0414 GMT November 22, 2019
That’s the conclusion investors are reaching as the Federal Reserve and its counterparts in Japan and the euro area convene for pivotal meetings this week amid signs the world economy is ushering in a new period of easier monetary policy.
“We all worry about slow growth,” Tony Crescenzi, market strategist at Pacific Investment Management Co., told Bloomberg Television on Friday.
“We would project that interest rates for central banks will stay low for at least the next five years.”
What Pimco has long dubbed the ‘new normal’ is reflected in calculations by JPMorgan Chase & Co. economists. Their measure of the average global interest rate reached a high of 2.82 percent in early February.
Having once expected it to end the year at three percent, they now see it falling to 2.5 percent in December, led by cuts from the Fed. Russia, India, Chile and Australia are among those to have already loosened policy.
JPMorgan sees its measure of the average global interest rate at 2.5 percent in December.

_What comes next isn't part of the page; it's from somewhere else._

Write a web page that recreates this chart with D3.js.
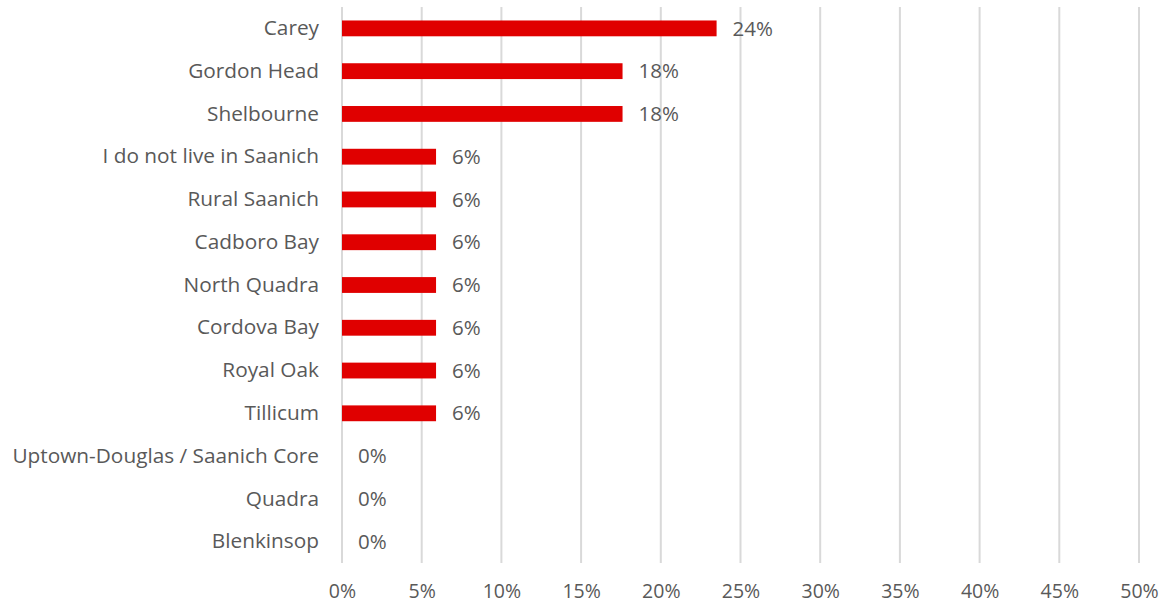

Behind the reversal are escalating trade wars, skittish financial markets, weakening demand and soggy inflation.
Bloomberg economist Dan Hanson’s nowcast shows global growth running at 2.6 percent in the second quarter, down from 4.7 percent at the start of 2018. Structural trends such as rising debt and aging populations will also serve to contain borrowing costs.

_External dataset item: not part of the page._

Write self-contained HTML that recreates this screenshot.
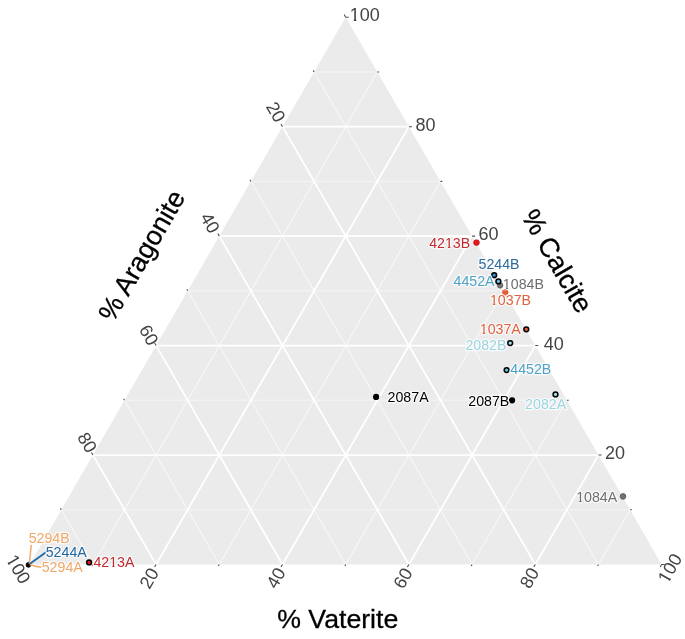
<!DOCTYPE html><html><head><meta charset="utf-8"><style>html,body{margin:0;padding:0;background:#fff;width:685px;height:639px;overflow:hidden}svg{display:block;will-change:transform}text{font-family:"Liberation Sans",sans-serif}</style></head><body>
<svg width="685" height="639" viewBox="0 0 685 639">
<defs><mask id="m0" maskUnits="userSpaceOnUse" x="334.71" y="-32.55" width="60.06" height="108"><rect x="334.71" y="-32.55" width="60.06" height="108" fill="#fff"/><rect x="349.52" y="18.71" width="4.28" height="3.74" fill="#000"/><rect x="356.29" y="18.71" width="3.06" height="3.74" fill="#000"/></mask><mask id="m9" maskUnits="userSpaceOnUse" x="-17.01" y="518.27" width="60.06" height="108"><rect x="-17.01" y="518.27" width="60.06" height="108" fill="#fff"/><rect x="-2.2" y="569.53" width="4.28" height="3.74" fill="#000"/><rect x="4.57" y="569.53" width="3.06" height="3.74" fill="#000"/></mask><mask id="m14" maskUnits="userSpaceOnUse" x="645.21" y="517.44" width="60.06" height="108"><rect x="645.21" y="517.44" width="60.06" height="108" fill="#fff"/><rect x="660.02" y="568.69" width="4.28" height="3.74" fill="#000"/><rect x="666.79" y="568.69" width="3.06" height="3.74" fill="#000"/></mask><mask id="m18" maskUnits="userSpaceOnUse" x="408.65" y="205.35" width="82.12" height="85.2"><rect x="408.65" y="205.35" width="82.12" height="85.2" fill="#fff"/><rect x="444.78" y="245.49" width="3.32" height="3.46" fill="#000"/><rect x="450.26" y="245.49" width="2.43" height="3.46" fill="#000"/></mask><mask id="m21" maskUnits="userSpaceOnUse" x="482.33" y="246.35" width="82.12" height="85.2"><rect x="482.33" y="246.35" width="82.12" height="85.2" fill="#fff"/><rect x="502.66" y="286.49" width="3.32" height="3.46" fill="#000"/><rect x="508.14" y="286.49" width="2.43" height="3.46" fill="#000"/></mask><mask id="m22" maskUnits="userSpaceOnUse" x="469.43" y="262.6" width="82.12" height="85.2"><rect x="469.43" y="262.6" width="82.12" height="85.2" fill="#fff"/><rect x="489.76" y="302.74" width="3.32" height="3.46" fill="#000"/><rect x="495.24" y="302.74" width="2.43" height="3.46" fill="#000"/></mask><mask id="m23" maskUnits="userSpaceOnUse" x="459.24" y="291.85" width="82.12" height="85.2"><rect x="459.24" y="291.85" width="82.12" height="85.2" fill="#fff"/><rect x="479.57" y="331.99" width="3.32" height="3.46" fill="#000"/><rect x="485.05" y="331.99" width="2.43" height="3.46" fill="#000"/></mask><mask id="m29" maskUnits="userSpaceOnUse" x="555.64" y="459.55" width="82.12" height="85.2"><rect x="555.64" y="459.55" width="82.12" height="85.2" fill="#fff"/><rect x="575.97" y="499.69" width="3.32" height="3.46" fill="#000"/><rect x="581.45" y="499.69" width="2.43" height="3.46" fill="#000"/></mask><mask id="m30" maskUnits="userSpaceOnUse" x="72.91" y="524.65" width="82.12" height="85.2"><rect x="72.91" y="524.65" width="82.12" height="85.2" fill="#fff"/><rect x="109.04" y="564.79" width="3.32" height="3.46" fill="#000"/><rect x="114.52" y="564.79" width="2.43" height="3.46" fill="#000"/></mask></defs>
<polygon points="345.7,17.2 29.7,564.5 661.7,564.5" fill="#EBEBEB"/>
<path d="M314.1 71.93L598.5 564.5M377.3 71.93L92.9 564.5M250.9 181.39L472.1 564.5M440.5 181.39L219.3 564.5M187.7 290.85L345.7 564.5M503.7 290.85L345.7 564.5M124.5 400.31L219.3 564.5M566.9 400.31L472.1 564.5M61.3 509.77L92.9 564.5M630.1 509.77L598.5 564.5" stroke="#fff" stroke-width="0.75" fill="none"/>
<path d="M61.3 509.77L630.1 509.77M124.5 400.31L566.9 400.31M187.7 290.85L503.7 290.85M250.9 181.39L440.5 181.39M314.1 71.93L377.3 71.93" stroke="#F2F2F2" stroke-width="1.5" fill="none"/>
<path d="M92.9 455.04L598.5 455.04M282.5 126.66L535.3 564.5M408.9 126.66L156.1 564.5M156.1 345.58L535.3 345.58M219.3 236.12L408.9 564.5M472.1 236.12L282.5 564.5M219.3 236.12L472.1 236.12M156.1 345.58L282.5 564.5M535.3 345.58L408.9 564.5M282.5 126.66L408.9 126.66M92.9 455.04L156.1 564.5M598.5 455.04L535.3 564.5" stroke="#fff" stroke-width="1.8" fill="none"/>
<path d="M661.7 564.5L664.7 564.5M345.7 17.2L344.2 14.6M29.7 564.5L28.2 567.1M630.1 509.77L631.9 509.77M314.1 71.93L313.2 70.37M92.9 564.5L92 566.06M598.5 455.04L601.5 455.04M282.5 126.66L281 124.06M156.1 564.5L154.6 567.1M566.9 400.31L568.7 400.31M250.9 181.39L250 179.83M219.3 564.5L218.4 566.06M535.3 345.58L538.3 345.58M219.3 236.12L217.8 233.52M282.5 564.5L281 567.1M503.7 290.85L505.5 290.85M187.7 290.85L186.8 289.29M345.7 564.5L344.8 566.06M472.1 236.12L475.1 236.12M156.1 345.58L154.6 342.98M408.9 564.5L407.4 567.1M440.5 181.39L442.3 181.39M124.5 400.31L123.6 398.75M472.1 564.5L471.2 566.06M408.9 126.66L411.9 126.66M92.9 455.04L91.4 452.44M535.3 564.5L533.8 567.1M377.3 71.93L379.1 71.93M61.3 509.77L60.4 508.21M598.5 564.5L597.6 566.06M345.7 17.2L348.7 17.2M29.7 564.5L28.2 561.9M661.7 564.5L660.2 567.1" stroke="#4d4d4d" stroke-width="1.05" fill="none"/>
<circle cx="476.5" cy="242.6" r="2.9" fill="#E8161E" stroke="#B00A12" stroke-width="0.6"/>
<circle cx="494.2" cy="275.2" r="2.4" fill="#3A8AC4" stroke="#000" stroke-width="1.5"/>
<circle cx="500.2" cy="285.4" r="2.7" fill="#777" stroke="#555" stroke-width="0.8"/>
<circle cx="498.4" cy="281.4" r="2.4" fill="#62BEE0" stroke="#000" stroke-width="1.5"/>
<circle cx="505.3" cy="292.4" r="2.8" fill="#EE5A32" stroke="#D04A28" stroke-width="0.6"/>
<circle cx="526.3" cy="329.3" r="2.4" fill="#F0643C" stroke="#000" stroke-width="1.5"/>
<circle cx="510.2" cy="343.1" r="2.4" fill="#A6DDEA" stroke="#000" stroke-width="1.5"/>
<circle cx="506.6" cy="370.1" r="2.4" fill="#62BEE0" stroke="#000" stroke-width="1.5"/>
<circle cx="512.1" cy="400.3" r="2.5" fill="#000" stroke="#000" stroke-width="1.2"/>
<circle cx="555.5" cy="394.4" r="2.4" fill="#A6DDEA" stroke="#000" stroke-width="1.5"/>
<circle cx="376.1" cy="396.9" r="2.5" fill="#000" stroke="#000" stroke-width="1.2"/>
<circle cx="623" cy="496.4" r="2.8" fill="#737373" stroke="#555" stroke-width="0.8"/>
<circle cx="89.1" cy="562.4" r="2.4" fill="#E8161E" stroke="#000" stroke-width="1.5"/>
<circle cx="28.4" cy="564.9" r="2.3" fill="#000" stroke="#000" stroke-width="1.0"/>
<line x1="29.3" y1="564" x2="31.3" y2="544.8" stroke="#F2AE74" stroke-width="1.6"/>
<line x1="29.6" y1="564" x2="46.3" y2="551.9" stroke="#1F6AA5" stroke-width="1.8"/>
<polyline points="29.8,564.6 36,566.4 41.5,567.2" fill="none" stroke="#F2AE74" stroke-width="1.6"/>
<text x="364.74" y="21.45" font-size="18" fill="#444444" text-anchor="middle" mask="url(#m0)">100</text>
<text x="425.59" y="130.7" font-size="18" fill="#444444" text-anchor="middle">80</text>
<text x="488.56" y="240.13" font-size="18" fill="#444444" text-anchor="middle">60</text>
<text x="553.72" y="349.84" font-size="18" fill="#444444" text-anchor="middle">40</text>
<text x="615.12" y="459.48" font-size="18" fill="#444444" text-anchor="middle">20</text>
<text x="270.48" y="115.1" font-size="18" fill="#444444" text-anchor="middle" transform="rotate(60 270.48 115.1)">20</text>
<text x="204.74" y="226.03" font-size="18" fill="#444444" text-anchor="middle" transform="rotate(60 204.74 226.03)">40</text>
<text x="143.6" y="338.29" font-size="18" fill="#444444" text-anchor="middle" transform="rotate(60 143.6 338.29)">60</text>
<text x="81.88" y="445.61" font-size="18" fill="#444444" text-anchor="middle" transform="rotate(60 81.88 445.61)">80</text>
<text x="13.02" y="572.27" font-size="18" fill="#444444" text-anchor="middle" transform="rotate(60 13.02 572.27)" mask="url(#m9)">100</text>
<text x="154.62" y="581.21" font-size="18" fill="#444444" text-anchor="middle" transform="rotate(-60 154.62 581.21)">20</text>
<text x="281.2" y="580.99" font-size="18" fill="#444444" text-anchor="middle" transform="rotate(-60 281.2 580.99)">40</text>
<text x="408.36" y="581.35" font-size="18" fill="#444444" text-anchor="middle" transform="rotate(-60 408.36 581.35)">60</text>
<text x="534.88" y="581.09" font-size="18" fill="#444444" text-anchor="middle" transform="rotate(-60 534.88 581.09)">80</text>
<text x="675.24" y="571.44" font-size="18" fill="#444444" text-anchor="middle" transform="rotate(-60 675.24 571.44)" mask="url(#m14)">100</text>
<text x="337.75" y="627.9" font-size="26.7" fill="#000" text-anchor="middle" stroke="#000" stroke-width="0.3">% Vaterite</text>
<text x="149.65" y="260.13" font-size="27" fill="#000" text-anchor="middle" transform="rotate(-60 149.65 260.13)" stroke="#000" stroke-width="0.3">% Aragonite</text>
<text x="549.16" y="265.71" font-size="27" fill="#000" text-anchor="middle" transform="rotate(60 549.16 265.71)" stroke="#000" stroke-width="0.3">% Calcite</text>
<text x="449.71" y="247.95" font-size="14.2" fill="#C22A30" text-anchor="middle" mask="url(#m18)" stroke="#fff" stroke-width="2.6" stroke-linejoin="round" stroke-opacity="0.75" paint-order="stroke">4213B</text>
<text x="499.09" y="269.05" font-size="14.2" fill="#2B6C9C" text-anchor="middle" stroke="#fff" stroke-width="2.6" stroke-linejoin="round" stroke-opacity="0.75" paint-order="stroke">5244B</text>
<text x="474.08" y="286.3" font-size="14.2" fill="#4FA3C8" text-anchor="middle" stroke="#fff" stroke-width="2.6" stroke-linejoin="round" stroke-opacity="0.75" paint-order="stroke">4452A</text>
<text x="523.39" y="288.95" font-size="14.2" fill="#6E6E6E" text-anchor="middle" mask="url(#m21)" stroke="#fff" stroke-width="2.6" stroke-linejoin="round" stroke-opacity="0.75" paint-order="stroke">1084B</text>
<text x="510.5" y="305.2" font-size="14.2" fill="#E0623F" text-anchor="middle" mask="url(#m22)" stroke="#fff" stroke-width="2.6" stroke-linejoin="round" stroke-opacity="0.75" paint-order="stroke">1037B</text>
<text x="500.31" y="334.45" font-size="14.2" fill="#E0623F" text-anchor="middle" mask="url(#m23)" stroke="#fff" stroke-width="2.6" stroke-linejoin="round" stroke-opacity="0.75" paint-order="stroke">1037A</text>
<text x="485.98" y="349.85" font-size="14.2" fill="#9AD5E0" text-anchor="middle" stroke="#fff" stroke-width="2.6" stroke-linejoin="round" stroke-opacity="0.75" paint-order="stroke">2082B</text>
<text x="530.82" y="373.95" font-size="14.2" fill="#4FA3C8" text-anchor="middle" stroke="#fff" stroke-width="2.6" stroke-linejoin="round" stroke-opacity="0.75" paint-order="stroke">4452B</text>
<text x="488.78" y="406" font-size="14.2" fill="#000" text-anchor="middle" stroke="#fff" stroke-width="2.6" stroke-linejoin="round" stroke-opacity="0.75" paint-order="stroke">2087B</text>
<text x="545.64" y="409.25" font-size="14.2" fill="#9AD5E0" text-anchor="middle" stroke="#fff" stroke-width="2.6" stroke-linejoin="round" stroke-opacity="0.75" paint-order="stroke">2082A</text>
<text x="408.1" y="402.3" font-size="14.2" fill="#000" text-anchor="middle" stroke="#fff" stroke-width="2.6" stroke-linejoin="round" stroke-opacity="0.75" paint-order="stroke">2087A</text>
<text x="596.71" y="502.15" font-size="14.2" fill="#6E6E6E" text-anchor="middle" mask="url(#m29)" stroke="#fff" stroke-width="2.6" stroke-linejoin="round" stroke-opacity="0.75" paint-order="stroke">1084A</text>
<text x="113.97" y="567.25" font-size="14.2" fill="#C22A30" text-anchor="middle" mask="url(#m30)" stroke="#fff" stroke-width="2.6" stroke-linejoin="round" stroke-opacity="0.75" paint-order="stroke">4213A</text>
<text x="49.19" y="543.3" font-size="14.2" fill="#F0A868" text-anchor="middle" stroke="#fff" stroke-width="2.6" stroke-linejoin="round" stroke-opacity="0.75" paint-order="stroke">5294B</text>
<text x="66.25" y="557.1" font-size="14.2" fill="#22679E" text-anchor="middle" stroke="#fff" stroke-width="2.6" stroke-linejoin="round" stroke-opacity="0.75" paint-order="stroke">5244A</text>
<text x="62.25" y="572.2" font-size="14.2" fill="#F0A868" text-anchor="middle" stroke="#fff" stroke-width="2.6" stroke-linejoin="round" stroke-opacity="0.75" paint-order="stroke">5294A</text>
</svg></body></html>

The key questions for the central bankers are when they will start cutting and how deeply can they actually go as they again seek to rescue economies with less ammunition than they once had and with governments preoccupied by clashes over trade and lacking the willingness to loosen budgets.
Insight will hopefully come on Wednesday when Fed Chairman Jerome Powell and colleagues conclude their latest round of policy discussions. Investors are primed for them to indicate a willingness to cut the US benchmark in coming months.
There remains division over the outlook. Deutsche Bank AG sees action in July, while JPMorgan is saying September. Goldman Sachs Group Inc. joins Bloomberg Economics and Citigroup Inc. in reckoning the Fed will merely stay steady through 2019.
At least the Fed created room for stimulus by hiking rates in recent years. That’s more than can be said of the European Central Bank and Bank of Japan whose interest rates remain in negative territory.
ECB President Mario Draghi and colleagues gather from June 17 for a conference in the Portuguese town Sintra, while Governor Haruhiko Kuroda and fellow BoJ policy makers meet on Thursday with no change expected.